◆セミナージプシーの生きづらさ
そのセラピーは、潜在能力を開花させ、心を抑圧から開放することで、現実世界の問題を解決していくという、自己啓発のようなものであった。ところがだ。セラピーを学び、講師として活動している仲間たちが、次々とほかのスピリチュアルや自己啓発に手を出していくのだ。

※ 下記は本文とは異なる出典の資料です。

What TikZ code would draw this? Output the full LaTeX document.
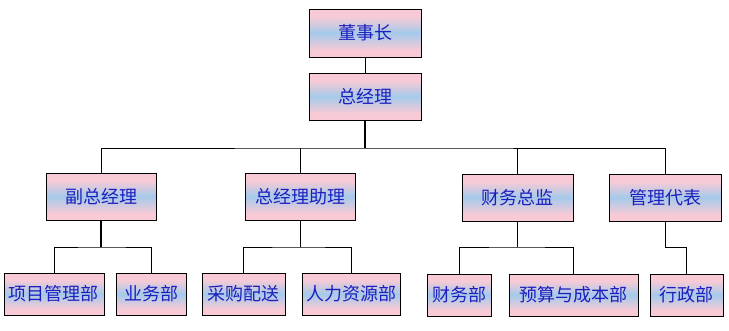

「みんな一様に、“セミナージプシー”と呼ばれる状態でした。私たちが共に学んだセラピーは、自分のなかの問題を解決し、生きづらさが解決されるはずだったのに、結局まったく解決されていないってことでは……? 彼女たちの名刺にびっしり書きこまれているいくつもの長い肩書が、生きづらさそのものに見えてきました。結果として癒し業界内でお金を回し合っているのも、滑稽(こっけい)に感じられてしまって」
講師仲間が手を出していたという物件は、ざっと聞いただけでもこんなラインナップだ。
仮面心理学にストーンセラピー、子宮系女子と呼ばれる人たちの高額なセッション、霊視で性器が見えるというふれこみの鑑定賞(その名も「御まん託」)、数秘術、自称心理カウンセラーの有料会員サービス、メンタルコーチ、カラーヒーリング、アクセスバーズ、動物占いの亜種その他いろいろ。
※それぞれの詳細は省略させていただくが、ご興味ある方はぜひ検索を。